From cups to car parts, the spring melt has revealed all kinds of trash littering Regina’s roadways.
Seventy-five city workers are rolling out this week to tackle the most cluttered areas.
“We spend about $300,000 on litter control every year, and that seems to be increasing,” Regina’s director of parks and open spaces Ray Morgan said. “It’s 100 per cent preventable.
The city says littering is a tough bylaw to enforce.
Fines can reach as high as $2,000 for an individual, or $5,000 for a corporation. Despite the tough penalty, not a single littering fine was issued last year.
That’s not the only hit wallets can take- it will also run you $120 for parking in a marked street cleaning zone. It will take an estimated seven weeks for street sweepers to canvas the city.

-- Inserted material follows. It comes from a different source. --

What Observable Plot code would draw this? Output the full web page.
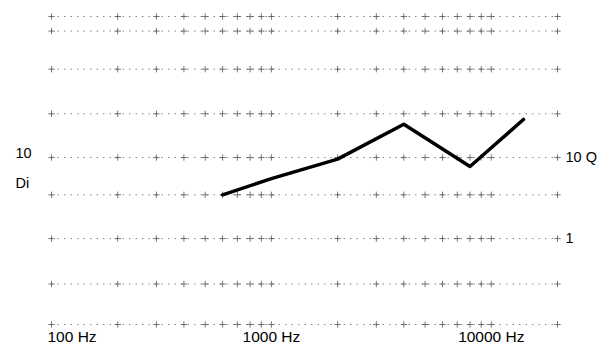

“We don’t go back and redo areas once we’ve gone through them,” director of roadways and transportation Norman Kyle said. “It really helps clean up the neighborhood and it’s good for the environment when people move their cars. All that dirt and gravel, we’d like to pick it up before it gets into the city’s storm system and into lakes and rivers.”
Morgan said the city is not looking into adding more garbage cans or signage, instead calling on people to take responsibility for their waste.
“We’d love to spend more resources maintain parks than picking up litter on Ring Road.”